● **REQUEST**:
Write out the entire listing below exactly as it appears, minus any pictures.

^^^^

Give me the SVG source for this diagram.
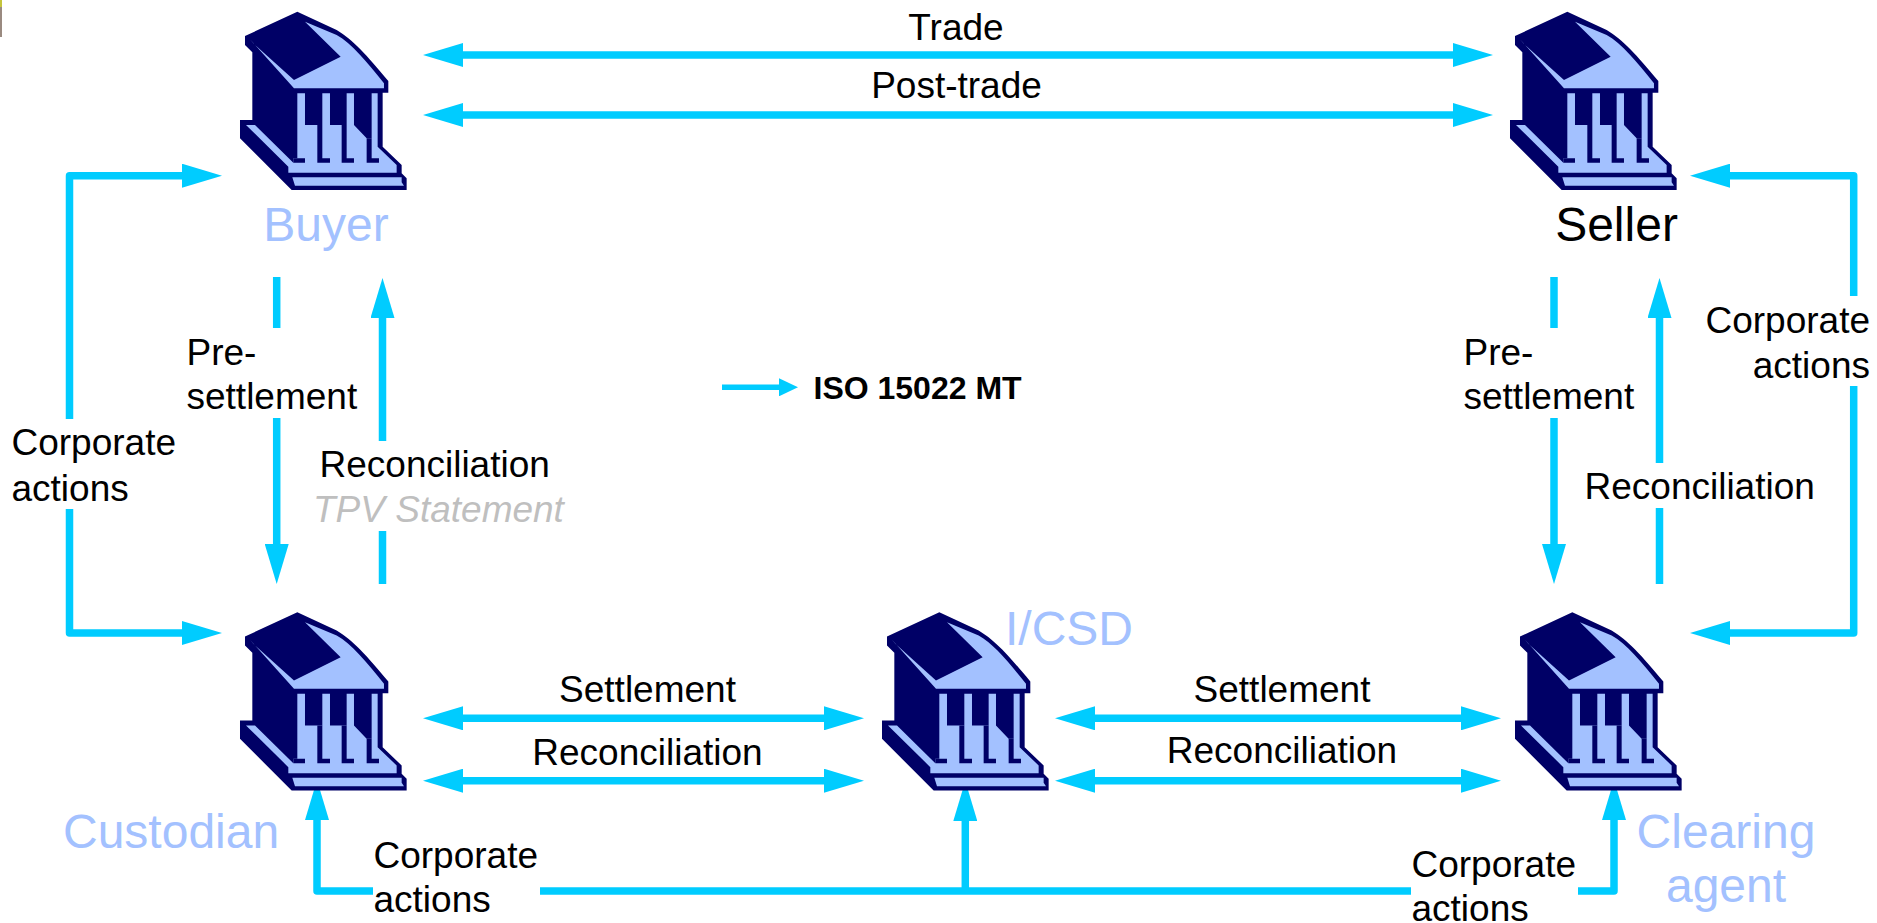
<svg xmlns="http://www.w3.org/2000/svg" width="1877" height="923" viewBox="0 0 1877 923">
<style>
text{font-family:"Liberation Sans",Arial,sans-serif;fill:#000}
.l{font-size:37px}
.n{font-size:48px;fill:#A3C1FF}
.m{text-anchor:middle}
.e{text-anchor:end}
.c{fill:none;stroke:#00CCFF;stroke-width:7.500;stroke-linejoin:round}
.a{marker-end:url(#h)}
.b{marker-start:url(#h);marker-end:url(#h)}
.s{fill:#00CCFF}
.d{fill:#000066}
.f{fill:#A3C1FF}
</style>
<defs>
<marker id="h" markerUnits="userSpaceOnUse" markerWidth="40" markerHeight="24" refX="1" refY="12" orient="auto-start-reverse"><path class="s" d="M0 0L40 12L0 24Z"/></marker>
<marker id="h2" markerUnits="userSpaceOnUse" markerWidth="20" markerHeight="18" refX="1" refY="9" orient="auto"><path class="s" d="M0 0L19 9L0 18Z"/></marker>
<g id="bank" transform="translate(220 0) scale(.3333)">
<path class="d" d="M232 35L75 108V135L97 157V360H60V415L215 570H560V535L545 520V495L488 440V278H505V243C440 165 400 120 350 90Z"/>
<path class="f" d="M90 118L222 265H492V250C440 185 395 130 350 105L255 65L362 170L222 240L100 130Z"/>
<path class="f" d="M78 375H105L220 488V475H232V280H255V375H307V280H330V375H380V280H402V375L440 415H455V280H473V440L530 495V518H205V500Z"/>
<path class="d" d="M292 375H307V475H330V488H292ZM365 375H380V475H402V488H365ZM440 415H455V475H477V488H440ZM220 475H255V488H220Z"/>
<path class="f" d="M217 532H545V547L552 557H225Z"/>
</g>
</defs>
<rect x="0" y="0" width="2" height="7" fill="#C4C43C"/>
<rect x="0" y="7" width="2" height="30" fill="#9A8A80"/>
<g id="connectors">
<path class="c b" d="M462 55H1454"/>
<path class="c b" d="M462 115H1454"/>
<path class="c a" d="M69.500 419V175.700H183"/>
<path class="c a" d="M69.500 509V633H183"/>
<path class="c" d="M276.700 277V328"/>
<path class="c a" d="M276.700 418V545"/>
<path class="c a" d="M382.500 441V317"/>
<path class="c" d="M382.500 531V584"/>
<path class="c" d="M1554 277V328"/>
<path class="c a" d="M1554 418V545"/>
<path class="c a" d="M1659.500 463V317"/>
<path class="c" d="M1659.500 508V584"/>
<path class="c a" d="M1853.700 296V175.700H1729"/>
<path class="c a" d="M1853.700 386V633H1729"/>
<path class="c b" d="M462 718.300H825"/>
<path class="c b" d="M462 780.700H825"/>
<path class="c b" d="M1094 718.300H1462"/>
<path class="c b" d="M1094 780.700H1462"/>
<path class="c a" d="M373 891H317V819"/>
<path class="c" d="M540 891H1411"/>
<path class="c a" d="M1578 891H1614V819"/>
<path class="c a" d="M965.300 891V820"/>
<path d="M722 387.300H780" fill="none" stroke="#00CCFF" stroke-width="5.500" marker-end="url(#h2)"/>
</g>
<g id="buyer"><use href="#bank"/><text class="n m" x="326" y="240.500">Buyer</text></g>
<g id="seller"><use href="#bank" x="1270"/><text class="m" style="font-size:48px" x="1616.500" y="240.500">Seller</text></g>
<g id="custodian"><use href="#bank" y="600.500"/><text class="n" x="63" y="848">Custodian</text></g>
<g id="icsd"><use href="#bank" x="642" y="600.500"/><text class="n" x="1005" y="645">I/CSD</text></g>
<g id="clearing"><use href="#bank" x="1275" y="600.500"/><text class="n m" x="1726" y="848">Clearing</text><text class="n m" x="1726" y="902">agent</text></g>
<g id="labels">
<text class="l m" x="956" y="40">Trade</text>
<text class="l m" x="956.500" y="98">Post-trade</text>
<text class="l" x="186.500" y="364.500">Pre-</text><text class="l" x="186.500" y="409">settlement</text>
<text class="l" x="11.500" y="455">Corporate</text><text class="l" x="11.500" y="500.500">actions</text>
<text class="l" x="319.500" y="477">Reconciliation</text>
<text class="l" x="313" y="522" style="font-style:italic;fill:#BFBFBF">TPV Statement</text>
<text class="l" x="1463.500" y="364.500">Pre-</text><text class="l" x="1463.500" y="409">settlement</text>
<text class="l" x="1584.500" y="499">Reconciliation</text>
<text class="l e" x="1870" y="333">Corporate</text><text class="l e" x="1870" y="378">actions</text>
<text class="l m" x="647.500" y="702">Settlement</text><text class="l m" x="647.500" y="765">Reconciliation</text>
<text class="l m" x="1282" y="702">Settlement</text><text class="l m" x="1282" y="763">Reconciliation</text>
<text class="l" x="373.500" y="867.500">Corporate</text><text class="l" x="373.500" y="911.500">actions</text>
<text class="l" x="1411.500" y="877">Corporate</text><text class="l" x="1411.500" y="921">actions</text>
<text x="813.500" y="398.500" style="font-size:32px;font-weight:bold">ISO 15022 MT</text>
</g>
</svg>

^^^^

● **SOLUTION**:
Give me the SVG source for this diagram.
<svg xmlns="http://www.w3.org/2000/svg" width="1877" height="923" viewBox="0 0 1877 923">
<style>
text{font-family:"Liberation Sans",Arial,sans-serif;fill:#000}
.l{font-size:37px}
.n{font-size:48px;fill:#A3C1FF}
.m{text-anchor:middle}
.e{text-anchor:end}
.c{fill:none;stroke:#00CCFF;stroke-width:7.500;stroke-linejoin:round}
.a{marker-end:url(#h)}
.b{marker-start:url(#h);marker-end:url(#h)}
.s{fill:#00CCFF}
.d{fill:#000066}
.f{fill:#A3C1FF}
</style>
<defs>
<marker id="h" markerUnits="userSpaceOnUse" markerWidth="40" markerHeight="24" refX="1" refY="12" orient="auto-start-reverse"><path class="s" d="M0 0L40 12L0 24Z"/></marker>
<marker id="h2" markerUnits="userSpaceOnUse" markerWidth="20" markerHeight="18" refX="1" refY="9" orient="auto"><path class="s" d="M0 0L19 9L0 18Z"/></marker>
<g id="bank" transform="translate(220 0) scale(.3333)">
<path class="d" d="M232 35L75 108V135L97 157V360H60V415L215 570H560V535L545 520V495L488 440V278H505V243C440 165 400 120 350 90Z"/>
<path class="f" d="M90 118L222 265H492V250C440 185 395 130 350 105L255 65L362 170L222 240L100 130Z"/>
<path class="f" d="M78 375H105L220 488V475H232V280H255V375H307V280H330V375H380V280H402V375L440 415H455V280H473V440L530 495V518H205V500Z"/>
<path class="d" d="M292 375H307V475H330V488H292ZM365 375H380V475H402V488H365ZM440 415H455V475H477V488H440ZM220 475H255V488H220Z"/>
<path class="f" d="M217 532H545V547L552 557H225Z"/>
</g>
</defs>
<rect x="0" y="0" width="2" height="7" fill="#C4C43C"/>
<rect x="0" y="7" width="2" height="30" fill="#9A8A80"/>
<g id="connectors">
<path class="c b" d="M462 55H1454"/>
<path class="c b" d="M462 115H1454"/>
<path class="c a" d="M69.500 419V175.700H183"/>
<path class="c a" d="M69.500 509V633H183"/>
<path class="c" d="M276.700 277V328"/>
<path class="c a" d="M276.700 418V545"/>
<path class="c a" d="M382.500 441V317"/>
<path class="c" d="M382.500 531V584"/>
<path class="c" d="M1554 277V328"/>
<path class="c a" d="M1554 418V545"/>
<path class="c a" d="M1659.500 463V317"/>
<path class="c" d="M1659.500 508V584"/>
<path class="c a" d="M1853.700 296V175.700H1729"/>
<path class="c a" d="M1853.700 386V633H1729"/>
<path class="c b" d="M462 718.300H825"/>
<path class="c b" d="M462 780.700H825"/>
<path class="c b" d="M1094 718.300H1462"/>
<path class="c b" d="M1094 780.700H1462"/>
<path class="c a" d="M373 891H317V819"/>
<path class="c" d="M540 891H1411"/>
<path class="c a" d="M1578 891H1614V819"/>
<path class="c a" d="M965.300 891V820"/>
<path d="M722 387.300H780" fill="none" stroke="#00CCFF" stroke-width="5.500" marker-end="url(#h2)"/>
</g>
<g id="buyer"><use href="#bank"/><text class="n m" x="326" y="240.500">Buyer</text></g>
<g id="seller"><use href="#bank" x="1270"/><text class="m" style="font-size:48px" x="1616.500" y="240.500">Seller</text></g>
<g id="custodian"><use href="#bank" y="600.500"/><text class="n" x="63" y="848">Custodian</text></g>
<g id="icsd"><use href="#bank" x="642" y="600.500"/><text class="n" x="1005" y="645">I/CSD</text></g>
<g id="clearing"><use href="#bank" x="1275" y="600.500"/><text class="n m" x="1726" y="848">Clearing</text><text class="n m" x="1726" y="902">agent</text></g>
<g id="labels">
<text class="l m" x="956" y="40">Trade</text>
<text class="l m" x="956.500" y="98">Post-trade</text>
<text class="l" x="186.500" y="364.500">Pre-</text><text class="l" x="186.500" y="409">settlement</text>
<text class="l" x="11.500" y="455">Corporate</text><text class="l" x="11.500" y="500.500">actions</text>
<text class="l" x="319.500" y="477">Reconciliation</text>
<text class="l" x="313" y="522" style="font-style:italic;fill:#BFBFBF">TPV Statement</text>
<text class="l" x="1463.500" y="364.500">Pre-</text><text class="l" x="1463.500" y="409">settlement</text>
<text class="l" x="1584.500" y="499">Reconciliation</text>
<text class="l e" x="1870" y="333">Corporate</text><text class="l e" x="1870" y="378">actions</text>
<text class="l m" x="647.500" y="702">Settlement</text><text class="l m" x="647.500" y="765">Reconciliation</text>
<text class="l m" x="1282" y="702">Settlement</text><text class="l m" x="1282" y="763">Reconciliation</text>
<text class="l" x="373.500" y="867.500">Corporate</text><text class="l" x="373.500" y="911.500">actions</text>
<text class="l" x="1411.500" y="877">Corporate</text><text class="l" x="1411.500" y="921">actions</text>
<text x="813.500" y="398.500" style="font-size:32px;font-weight:bold">ISO 15022 MT</text>
</g>
</svg>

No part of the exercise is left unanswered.